Accommodation each evening is provided in local guesthouses where — as you
can imagine — the welcome couldn’t be warmer.
Chose to relax by the fireside after a delicious meal or head down the
local hostelry for a warming nightcap before retiring for the evening.
Each day is different — each island offering its own natural wonders,
individual way of life and fascinating history.
Take Killary harbour. It’s a six-mile-long inlet which drives deep into
the heart of Connemara and is Britain and Ireland’s only fjord.
The road that cuts along one side was built in 1846 during The Famine
to give relief work to locals in return for food.
Man-made contours dot the landscape — a legacy of when the first inhabitants
colonised the area and dug into the harsh landscape to provide the right
environment for their crops.
Every so often you stumble upon a deserted stone cottage — still standing
after almost 200 years but now just a handy shelter for the sheep that roam
the hillsides.
The only crop from Killary harbour now are the mussels that are farmed
in its deep waters — mussels that are a prized delicacy across the world.
Rain sometimes sweeps down as you walk but does anyone notice?

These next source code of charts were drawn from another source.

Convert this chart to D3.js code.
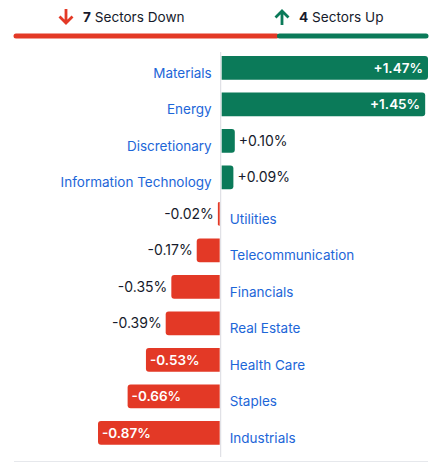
<!DOCTYPE html>
<html>
<head>
<meta charset="utf-8">
<script src="https://cdn.jsdelivr.net/npm/d3@7"></script>
<style>
  body { margin: 0; background: #fff; }
  svg { display: block; font-family: Inter, "Noto Sans", sans-serif; }
</style>
</head>
<body>
<div id="chart"></div>
<script>
const sectors = ['Materials', 'Energy', 'Discretionary', 'Information Technology', 'Utilities',
    'Telecommunication', 'Financials', 'Real Estate', 'Health Care', 'Staples', 'Industrials']
const changes = [1.47, 1.45, 0.10, 0.09, -0.02, -0.17, -0.35, -0.39, -0.53, -0.66, -0.87]
const summary = [
    {count: 7, label: 'Sectors Down', dir: 'down'},
    {count: 4, label: 'Sectors Up', dir: 'up'}
]

const width = 447
const height = 469
const green = '#0b7a59'
const red = '#e33926'
const blue = '#1d66d8'
const ink = '#161a2b'
const left = 14
const right = 428

const svg = d3.select('#chart')
    .append('svg')
    .attr('width', width)
    .attr('height', height)

// header: counts + split bar
const nDown = summary[0].count
const nUp = summary[1].count
const split = d3.scaleLinear()
    .domain([0, nDown + nUp])
    .range([left, right])

const head = svg.append('g')
const heads = [
    {x: 58, color: red, s: summary[0]},
    {x: 274, color: green, s: summary[1]}
]
heads.forEach(h => {
    const g = head.append('g').attr('transform', `translate(${h.x}, 0)`)
    const arrow = h.s.dir === 'down'
        ? 'M8,9 L8,23 M1.5,16.5 L8,23 L14.5,16.5'
        : 'M8,25 L8,11 M1.5,17.5 L8,11 L14.5,17.5'
    g.append('path')
        .attr('d', arrow)
        .attr('fill', 'none')
        .attr('stroke', h.color)
        .attr('stroke-width', 2.8)
    const t = g.append('text')
        .attr('x', 25)
        .attr('y', 22)
        .attr('font-size', 13.6)
        .attr('fill', ink)
    t.append('tspan').attr('font-weight', 700).text(h.s.count)
    t.append('tspan').text(' ' + h.s.label)
})

head.append('line')
    .attr('x1', split(0) + 2).attr('x2', split(nDown) - 1)
    .attr('y1', 36).attr('y2', 36)
    .attr('stroke', red).attr('stroke-width', 5).attr('stroke-linecap', 'round')
head.append('line')
    .attr('x1', split(nDown) + 2).attr('x2', split(nDown + nUp) - 2)
    .attr('y1', 36).attr('y2', 36)
    .attr('stroke', green).attr('stroke-width', 5).attr('stroke-linecap', 'round')

// bars
const x = d3.scaleLinear()
    .domain([d3.min(changes), d3.max(changes)])
    .range([98, right])

const y = d3.scaleBand()
    .domain(sectors)
    .range([50.5, 450.2])
    .paddingInner(0.35)
    .paddingOuter(0.15)

const data = sectors.map((s, i) => ({sector: s, value: changes[i]}))
const x0 = x(0)
const r = 3

function barPath (d) {
    const y0 = y(d.sector)
    const h = y.bandwidth()
    if (d.value >= 0) {
        const x1 = x(d.value)
        const rr = Math.min(r, (x1 - x0) / 2)
        return `M${x0 + 1},${y0} H${x1 - rr} Q${x1},${y0} ${x1},${y0 + rr} V${y0 + h - rr} Q${x1},${y0 + h} ${x1 - rr},${y0 + h} H${x0 + 1} Z`
    }
    const x1 = x(d.value)
    const rr = Math.min(r, (x0 - x1) / 2)
    return `M${x0 - 1},${y0} H${x1 + rr} Q${x1},${y0} ${x1},${y0 + rr} V${y0 + h - rr} Q${x1},${y0 + h} ${x1 + rr},${y0 + h} H${x0 - 1} Z`
}

svg.append('line')
    .attr('x1', x0).attr('x2', x0)
    .attr('y1', 52).attr('y2', 457)
    .attr('stroke', '#d9dbe0').attr('stroke-width', 1)

svg.append('line')
    .attr('x1', left).attr('x2', right)
    .attr('y1', 461.5).attr('y2', 461.5)
    .attr('stroke', '#e6e8ec').attr('stroke-width', 1)

const rows = svg.append('g')
    .selectAll('g')
    .data(data)
    .join('g')

rows.append('path')
    .attr('d', barPath)
    .attr('fill', d => d.value >= 0 ? green : red)

const fmt = v => (v >= 0 ? '+' : '-') + Math.abs(v).toFixed(2) + '%'
const isInside = d => Math.abs(x(d.value) - x0) > 65

rows.append('text')
    .attr('x', d => {
        if (d.value >= 0) return isInside(d) ? x(d.value) - 5 : x(d.value) + 4
        return isInside(d) ? x(d.value) + 4 : x(d.value) - 4
    })
    .attr('text-anchor', d => (d.value >= 0) === isInside(d) ? 'end' : 'start')
    .attr('y', d => y(d.sector) + y.bandwidth() / 2)
    .attr('dy', '0.35em')
    .attr('font-size', d => isInside(d) ? 13.5 : 14)
    .attr('font-weight', d => isInside(d) ? 600 : 400)
    .attr('fill', d => isInside(d) ? '#fff' : ink)
    .text(d => fmt(d.value))

rows.append('text')
    .attr('x', d => d.value >= 0 ? x0 - 9 : x0 + 9)
    .attr('text-anchor', d => d.value >= 0 ? 'end' : 'start')
    .attr('y', d => y(d.sector) + y.bandwidth() / 2 + 5)
    .attr('dy', '0.35em')
    .attr('font-size', 13.5)
    .attr('fill', blue)
    .text(d => d.sector)
</script>
</body>
</html>
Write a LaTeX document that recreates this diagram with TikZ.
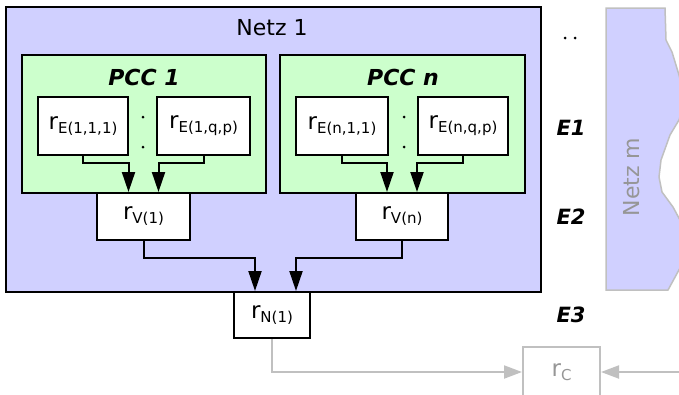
\documentclass[tikz,border=0pt]{standalone}
\usepackage{fontspec}
\setmainfont{DejaVu Sans}
\usetikzlibrary{arrows.meta}

\definecolor{netzblau}{RGB}{208,208,255}
\definecolor{pccgruen}{RGB}{204,255,204}
\definecolor{hellgrau}{RGB}{192,192,192}
\definecolor{textgrau}{RGB}{150,150,150}

\newcommand{\rsub}[1]{r{\fontsize{15}{15}\selectfont\raisebox{-4pt}{#1}}}

\tikzset{rbox/.style = {shape = rectangle,
                        draw = black,
                        fill = white,
                        line width = 2pt,
                        inner sep = 0pt,
                        font = \fontsize{23}{23}\selectfont},
         netz/.style = {shape = rectangle,
                        draw = black,
                        fill = netzblau,
                        line width = 2pt,
                        inner sep = 0pt},
         pcc/.style = {shape = rectangle,
                        draw = black,
                        fill = pccgruen,
                        line width = 2pt,
                        inner sep = 0pt},
         titel/.style = {inner sep = 0pt,
                        font = \fontsize{22}{22}\selectfont},
         ebene/.style = {inner sep = 0pt,
                        font = \fontsize{21}{21}\bfseries\itshape},
         punkt/.style = {shape = circle,
                        fill = black,
                        inner sep = 0pt,
                        minimum size = 3pt},
         pfeil/.style = {line width = 2pt,
                        -{Triangle[length=20pt, width=13pt]}},
         grau/.style = {draw = hellgrau,
                        line width = 2pt,
                        -{Triangle[length=18pt, width=13pt]}}}

\begin{document}
\begin{tikzpicture}[x=1pt, y=-1pt]
		\useasboundingbox (0,0) rectangle (679,394);
		% Netz m, nur angedeutet
		\draw[draw = hellgrau, fill = netzblau, line width = 1.5pt]
			(606,8) -- (665,8) -- (666,40) -- (672,52) -- (679,75) -- (685,100)
			-- (679,120) -- (670,135) -- (661,160) -- (659,177) -- (662,192)
			-- (673,207) -- (680,220) -- (685,245) -- (680,268) -- (668,290)
			-- (606,290) -- cycle;
		\node[titel, text = textgrau, rotate = 90] (netzm) at (632,177) {Netz m};
		\node[punkt] (m1) at (565,38) {};
		\node[punkt] (m2) at (575,38) {};

		% Netz 1
		\node[netz, minimum width = 535pt, minimum height = 285pt] (netz1) at (273.5,149.5) {};
		\node[titel] (t1) at (272,28) {Netz 1};

		% PCC 1 und PCC n
		\node[pcc, minimum width = 244pt, minimum height = 138pt] (pcc1) at (144,124) {};
		\node[pcc, minimum width = 245pt, minimum height = 138pt] (pccn) at (402.5,124) {};
		\node[titel, font = \fontsize{22}{22}\bfseries\itshape] (p1) at (144,77) {PCC 1};
		\node[titel, font = \fontsize{22}{22}\bfseries\itshape] (pn) at (403,77) {PCC n};

		% E1
		\node[rbox, minimum width = 90pt, minimum height = 58pt] (e11) at (83,126) {\rsub{E(1,1,1)}};
		\node[rbox, minimum width = 93pt, minimum height = 58pt] (e1q) at (203.5,126) {\rsub{E(1,q,p)}};
		\node[rbox, minimum width = 92pt, minimum height = 58pt] (en1) at (342,126) {\rsub{E(n,1,1)}};
		\node[rbox, minimum width = 90pt, minimum height = 58pt] (enq) at (463,126) {\rsub{E(n,q,p)}};
		\node[punkt] (d1) at (143,117) {};
		\node[punkt] (d2) at (143,147) {};
		\node[punkt] (d3) at (404,117) {};
		\node[punkt] (d4) at (404,147) {};

		% E2
		\node[rbox, minimum width = 93pt, minimum height = 47pt] (v1) at (143.5,216.5) {\rsub{V(1)}};
		\node[rbox, minimum width = 92pt, minimum height = 47pt] (vn) at (402,216.5) {\rsub{V(n)}};

		% E3
		\node[rbox, minimum width = 76pt, minimum height = 46pt] (n1) at (272,315) {\rsub{N(1)}};

		% zentral
		\node[rbox, draw = hellgrau, text = textgrau, minimum width = 77pt, minimum height = 50pt] (rc) at (561.5,372) {\rsub{C}};
		\coordinate (rechts) at (690,372);

		\node[ebene] (E1) at (571,128) {E1};
		\node[ebene] (E2) at (571,217) {E2};
		\node[ebene] (E3) at (571,315) {E3};

		\draw[pfeil] (e11.south) -- ++(0,7) -| ([xshift=-15pt]v1.north);
		\draw[pfeil] (e1q.south) -- ++(0,7) -| ([xshift=15pt]v1.north);
		\draw[pfeil] (en1.south) -- ++(0,7) -| ([xshift=-15pt]vn.north);
		\draw[pfeil] (enq.south) -- ++(0,7) -| ([xshift=15pt]vn.north);
		\draw[pfeil] (v1.south) -- ++(0,17) -| ([xshift=-17pt]n1.north);
		\draw[pfeil] (vn.south) -- ++(0,17) -| ([xshift=24pt]n1.north);
		\draw[grau] (n1.south) |- (rc.west);
		\draw[grau] (rechts) -- (rc.east);
	\end{tikzpicture}
\end{document}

Not with
all this natural beauty laid out in front of you.
The final night sees a return to the Abbeyglen Castle Hotel for another
night of luxury and Brian’s piano-playing.
Oh, and just in case your wondering, each day your luggage is taken ahead
of you while you walk so it’s ready and waiting when you reach your final
destination.
Even waterproof gear is provided. The only thing you have to provide
is a pair of walking boots.
You could say it’s a holiday with a difference. But then you’d be wrong.
It’s a holiday like no other — something everyone should experience at least
once in their lives. And if you do, I’ll bet you’ll tell everyone you know.